[TASK STATEMENT] Leave out the pictures, and write out exactly the lines from the beginning of the material to the line holding "import plotly.graph_objects as go", that line included, and nothing else.

__________________________________________________

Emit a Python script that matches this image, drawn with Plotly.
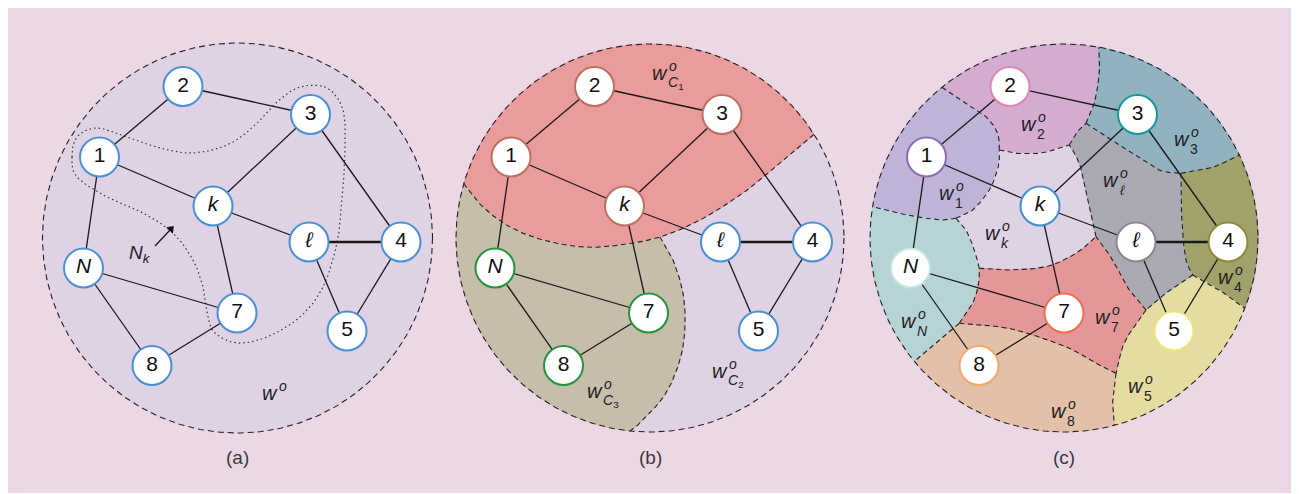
import numpy as np
import plotly.graph_objects as go

W, H = 1299, 494
PAGE_PAD = 8  # default body margin of the written html page
FONT = "Liberation Sans, Arial, Helvetica, sans-serif"

# ---------------- data ----------------
# node positions in the frame of panel (a); other panels are shifted copies
node_ids = ["1", "2", "3", "k", "l", "4", "5", "7", "8", "N"]
node_text = ["1", "2", "3", "<i>k</i>", "<i>ℓ</i>", "4", "5", "7", "8", "<i>N</i>"]
node_x = [99.5, 183, 310.5, 213, 309, 401, 347, 237, 152, 83.5]
node_y = [157, 86.5, 114.5, 206, 242, 242, 331, 313, 365.5, 268]
edges = [("1", "2"), ("2", "3"), ("1", "k"), ("k", "3"), ("3", "4"), ("k", "l"),
         ("l", "5"), ("4", "5"), ("k", "7"), ("1", "N"), ("N", "7"), ("N", "8"), ("8", "7")]
thick_edges = [("l", "4")]

panel_shift = [0.0, 411.5, 827.0]
panel_cx = [237.5, 650.0, 1064.0]
panel_cy = [238.0, 238.0, 238.0]
panel_r = [195.0, 194.0, 194.0]
panel_tag = ["(a)", "(b)", "(c)"]

BG = "#ecd8e4"
LAV = "#dfd2e4"
BLUE = "#4a90d2"
ring_a = [BLUE] * 10
ring_b = ["#bd6f60", "#bd6f60", "#bd6f60", "#bd6f60", BLUE, BLUE, BLUE,
          "#23963c", "#23963c", "#23963c"]
ring_c = ["#8d6db2", "#e283b0", "#17999a", "#3f8fd2", "#888888", "#8d8b34",
          "#ece57a", "#ef6d4f", "#f3a867", "#c4e4de"]

# (a) neighbourhood N_k dotted outline (closed)
nk_x = [72, 77, 97, 127, 160, 193, 227, 253, 277, 300, 327, 343, 345, 342, 337,
        323, 300, 267, 237, 215, 208, 203, 193, 173, 143, 107, 77]
nk_y = [157, 137, 128, 137, 148, 153, 145, 127, 102, 87, 88, 110, 150, 200, 243,
        287, 317, 337, 343, 333, 317, 287, 260, 233, 213, 197, 177]
nk_arrow_x = [155, 171]
nk_arrow_y = [246, 229]

# (b) cluster boundaries
b_c1_x = [463, 483, 510, 543, 583, 620, 660, 700, 743, 780, 813]
b_c1_y = [183, 207, 227, 240, 247, 245, 237, 220, 193, 163, 135]
b_junction = 6
b_c3_x = [660, 673, 683, 685, 680, 666, 646, 630]
b_c3_y = [237, 260, 293, 327, 360, 393, 417, 432]
b_colors = {"C1": "#ea9b9b", "C3": "#c6bdab"}

# (c) per-agent regions
c_colors = {"w1": "#bfb3d7", "w2": "#d3acd0", "w3": "#90b3bf", "wl": "#aaaab4",
            "w4": "#a0a16b", "w5": "#e4dca0", "w7": "#e49798", "w8": "#e3c0a8",
            "wN": "#b6d3d6", "wk": "#e0d2e5"}


def on_circle(p, cx=1064.0, cy=238.0, r=194.0):
    a = np.arctan2(p[1] - cy, p[0] - cx)
    return (cx + r * np.cos(a), cy + r * np.sin(a))


C12 = on_circle((942.7, 88.3)); C23 = on_circle((1099.3, 45)); C34 = on_circle((1239.3, 155))
C45 = on_circle((1244.3, 308.3)); C58 = on_circle((1114.3, 425)); C8N = on_circle((916, 360))
CN1 = on_circle((872.7, 206.7))
J1 = (999.3, 150); J2 = (1069.3, 145); J3 = (1086, 123.3); J4 = (1181, 173.3)
J5 = (1192.7, 275); J6 = (1146, 310); J7 = (1096, 236.7); J8 = (979.3, 268.3)
J9 = (956, 218.3); J10 = (959.3, 323.3); J11 = (1116, 373.3)

c_segments = {
    "12": [C12, (966, 103.3), (986, 116.7), (997.7, 133.3), J1],
    "2k": [J1, (1016, 153.3), (1042.7, 152.7), J2],
    "2l": [J2, (1076, 133.3), J3],
    "23": [J3, (1094.3, 103.3), (1099.3, 73.3), C23],
    "3l": [J3, (1106, 136.7), (1132.7, 153.3), (1159.3, 170), J4],
    "34": [J4, (1209.3, 168.3), (1226, 161.7), C34],
    "4l": [J4, (1181, 200), (1182.7, 233.3), (1186, 260), J5],
    "45": [J5, (1219.3, 290), C45],
    "5l": [J5, (1170, 290), J6],
    "7l": [J6, (1129.3, 290), (1112.7, 260), J7],
    "kl": [J7, (1091, 213.3), (1084, 180), (1078, 160), J2],
    "57": [J6, (1132.7, 328.3), (1122.7, 346.7), J11],
    "58": [J11, (1112.7, 400), C58],
    "78": [J10, (982.7, 325), (1016, 330), (1066, 346.7), (1096, 363.3), J11],
    "N8": [J10, (939.3, 340), C8N],
    "N7": [J10, (972.7, 303.3), (978.7, 283.3), J8],
    "k7": [J8, (1006, 270), (1046, 266.7), (1076, 253.3), J7],
    "Nk": [J9, (966, 230), (974.3, 250), J8],
    "1k": [J9, (972.7, 210), (989.3, 190), (998.3, 166.7), J1],
    "1N": [J9, (942.7, 220), (916, 216.7), (892.7, 211.7), CN1],
}
c_regions = {
    "w1": [("s", "12", 0), ("s", "1k", 1), ("s", "1N", 0), ("a", CN1, C12)],
    "w2": [("s", "12", 0), ("s", "2k", 0), ("s", "2l", 0), ("s", "23", 0), ("a", C23, C12)],
    "w3": [("s", "23", 1), ("s", "3l", 0), ("s", "34", 0), ("a", C34, C23)],
    "w4": [("s", "34", 1), ("s", "4l", 0), ("s", "45", 0), ("a", C45, C34)],
    "w5": [("s", "45", 1), ("s", "5l", 0), ("s", "57", 0), ("s", "58", 0), ("a", C58, C45)],
    "w8": [("s", "58", 1), ("s", "78", 1), ("s", "N8", 0), ("a", C8N, C58)],
    "wN": [("s", "N8", 1), ("s", "N7", 0), ("s", "Nk", 1), ("s", "1N", 0), ("a", CN1, C8N)],
    "wk": [("s", "2k", 0), ("s", "kl", 1), ("s", "k7", 1), ("s", "Nk", 1), ("s", "1k", 0)],
    "wl": [("s", "2l", 0), ("s", "3l", 0), ("s", "4l", 0), ("s", "5l", 0), ("s", "7l", 0), ("s", "kl", 0)],
    "w7": [("s", "k7", 0), ("s", "7l", 1), ("s", "57", 0), ("s", "78", 1), ("s", "N7", 0)],
}

# w^o labels: position of the "w", and its subscript
wl_x = [270, 660, 720, 595, 947, 1029, 1182, 1111, 993, 1226, 1103, 909, 1136, 1059]
wl_y = [393, 73, 371, 391, 193, 124, 139, 180, 233, 277, 317, 321, 386, 411]
wl_sub = ["", "<i>C</i><sub>1</sub>", "<i>C</i><sub>2</sub>", "<i>C</i><sub>3</sub>",
          "1", "2", "3", "<i>ℓ</i>", "<i>k</i>", "4", "7", "<i>N</i>", "5", "8"]


# ---------------- helpers ----------------
def smooth(pts, n=14, closed=False):
    P = np.array(pts, float)
    if closed:
        Q = np.vstack([P[-1], P, P[0], P[1]])
    else:
        if len(P) < 3:
            t = np.linspace(0, 1, n)[:, None]
            return P[0] + (P[1] - P[0]) * t
        Q = np.vstack([2 * P[0] - P[1], P, 2 * P[-1] - P[-2]])
    out = []
    t = np.linspace(0, 1, n, endpoint=False)[:, None]
    for i in range(1, len(Q) - 2):
        p0, p1, p2, p3 = Q[i - 1], Q[i], Q[i + 1], Q[i + 2]
        out.append(0.5 * (2 * p1 + (-p0 + p2) * t + (2 * p0 - 5 * p1 + 4 * p2 - p3) * t ** 2
                          + (-p0 + 3 * p1 - 3 * p2 + p3) * t ** 3))
    out.append(Q[len(Q) - 2][None, :])
    return np.vstack(out)


def arc(p0, p1, cx, cy, r, n=60):
    a0 = np.arctan2(p0[1] - cy, p0[0] - cx)
    a1 = np.arctan2(p1[1] - cy, p1[0] - cx)
    d = (a1 - a0 + np.pi) % (2 * np.pi) - np.pi
    a = a0 + d * np.linspace(0, 1, n)
    return np.column_stack([cx + r * np.cos(a), cy + r * np.sin(a)])


def fill_trace(pts, color):
    pts = np.asarray(pts)
    return go.Scatter(x=pts[:, 0], y=pts[:, 1], mode="lines", fill="toself",
                      fillcolor=color, line=dict(color=color, width=1),
                      hoverinfo="skip", showlegend=False)


def line_trace(pts, width=1.1, dash="5px,3.5px", color="#222222"):
    pts = np.asarray(pts)
    return go.Scatter(x=pts[:, 0], y=pts[:, 1], mode="lines",
                      line=dict(color=color, width=width, dash=dash),
                      hoverinfo="skip", showlegend=False)


fig = go.Figure()
fig.add_shape(type="rect", x0=7, y0=8, x1=1295, y1=493, fillcolor=BG,
              line_width=0, layer="below")

idx = {n: i for i, n in enumerate(node_ids)}
rings = [ring_a, ring_b, ring_c]

for p in range(3):
    cx, cy, r = panel_cx[p], panel_cy[p], panel_r[p]
    ang = np.linspace(0, 2 * np.pi, 361)
    circ = np.column_stack([cx + r * np.cos(ang), cy + r * np.sin(ang)])
    fig.add_trace(fill_trace(circ, LAV))

    if p == 1:
        c1 = smooth(list(zip(b_c1_x, b_c1_y)))
        c1[0] = on_circle(c1[0], cx, cy, r)
        c1[-1] = on_circle(c1[-1], cx, cy, r)
        jn = b_junction * 14
        c3 = smooth(list(zip(b_c3_x, b_c3_y)))
        c3[-1] = on_circle(c3[-1], cx, cy, r)
        poly1 = np.vstack([c1, arc(c1[-1], c1[0], cx, cy, r)])
        poly3 = np.vstack([c1[:jn + 1], c3, arc(c3[-1], c1[0], cx, cy, r)])
        fig.add_trace(fill_trace(poly1, b_colors["C1"]))
        fig.add_trace(fill_trace(poly3, b_colors["C3"]))
        fig.add_trace(line_trace(c1))
        fig.add_trace(line_trace(c3))

    if p == 2:
        segs = {k: smooth(v) for k, v in c_segments.items()}
        for name, parts in c_regions.items():
            chunks = []
            for part in parts:
                if part[0] == "s":
                    s = segs[part[1]]
                    chunks.append(s[::-1] if part[2] else s)
                else:
                    chunks.append(arc(part[1], part[2], cx, cy, r))
            fig.add_trace(fill_trace(np.vstack(chunks), c_colors[name]))
        for s in segs.values():
            fig.add_trace(line_trace(s))

    fig.add_trace(line_trace(circ, width=1.1, dash="6px,4px"))

    if p == 0:
        nk = smooth(list(zip(nk_x, nk_y)), closed=True)
        fig.add_trace(line_trace(nk, width=1.2, dash="1.5px,3px", color="#333333"))
        fig.add_trace(go.Scatter(
            x=nk_arrow_x, y=nk_arrow_y, mode="lines",
            line=dict(color="#111111", width=1.2),
            hoverinfo="skip", showlegend=False))
        fig.add_trace(go.Scatter(
            x=nk_arrow_x[-1:], y=nk_arrow_y[-1:], mode="markers",
            marker=dict(symbol="triangle-up", size=8, angle=44, color="#111111",
                        line=dict(width=0)),
            hoverinfo="skip", showlegend=False))

    sx = panel_shift[p]
    ex, ey = [], []
    for a, b in edges:
        ex += [node_x[idx[a]] + sx, node_x[idx[b]] + sx, None]
        ey += [node_y[idx[a]], node_y[idx[b]], None]
    fig.add_trace(go.Scatter(x=ex, y=ey, mode="lines", line=dict(color="#1a1a1a", width=1.3),
                             hoverinfo="skip", showlegend=False))
    tx, ty = [], []
    for a, b in thick_edges:
        tx += [node_x[idx[a]] + sx, node_x[idx[b]] + sx, None]
        ty += [node_y[idx[a]], node_y[idx[b]], None]
    fig.add_trace(go.Scatter(x=tx, y=ty, mode="lines", line=dict(color="#1a1a1a", width=2.6),
                             hoverinfo="skip", showlegend=False))
    fig.add_trace(go.Scatter(
        x=[v + sx for v in node_x], y=node_y, mode="markers+text", text=node_text,
        textposition="middle center",
        textfont=dict(family=FONT, size=21, color="#111111"),
        marker=dict(size=39, color="white", line=dict(color=rings[p], width=2)),
        hoverinfo="skip", showlegend=False))

    fig.add_annotation(x=cx, y=457, text=panel_tag[p], showarrow=False,
                       font=dict(family=FONT, size=19, color="#3a3a3a"),
                       xanchor="center", yanchor="middle")

# w^o labels
for x, y, sub in zip(wl_x, wl_y, wl_sub):
    fig.add_annotation(x=x, y=y, text="<i>w</i>", showarrow=False,
                       font=dict(family=FONT, size=20, color="#222222"),
                       xanchor="center", yanchor="middle")
    fig.add_annotation(x=x + 13, y=y - 7, text="<i>o</i>", showarrow=False,
                       font=dict(family=FONT, size=14, color="#222222"),
                       xanchor="center", yanchor="middle")
    if sub:
        fig.add_annotation(x=x + 6, y=y + 10, text=sub, showarrow=False,
                           font=dict(family=FONT, size=14, color="#222222"),
                           xanchor="left", yanchor="middle")

# N_k label
fig.add_annotation(x=140, y=254, text="<i>N</i><sub><i>k</i></sub>", showarrow=False,
                   font=dict(family=FONT, size=19, color="#222222"),
                   xanchor="center", yanchor="middle")

# the html page adds an 8px body margin; shift the axes so data units == page pixels
fig.update_layout(
    width=W - PAGE_PAD, height=H - PAGE_PAD, margin=dict(l=0, r=0, t=0, b=0),
    paper_bgcolor="white", plot_bgcolor="white", showlegend=False,
    xaxis=dict(range=[PAGE_PAD, W], visible=False, fixedrange=True),
    yaxis=dict(range=[H, PAGE_PAD], visible=False, fixedrange=True),
)
fig.write_html("out.html")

__________________________________________________

[EXERCISE RESPONSE]
Emit a Python script that matches this image, drawn with Plotly.
import numpy as np
import plotly.graph_objects as go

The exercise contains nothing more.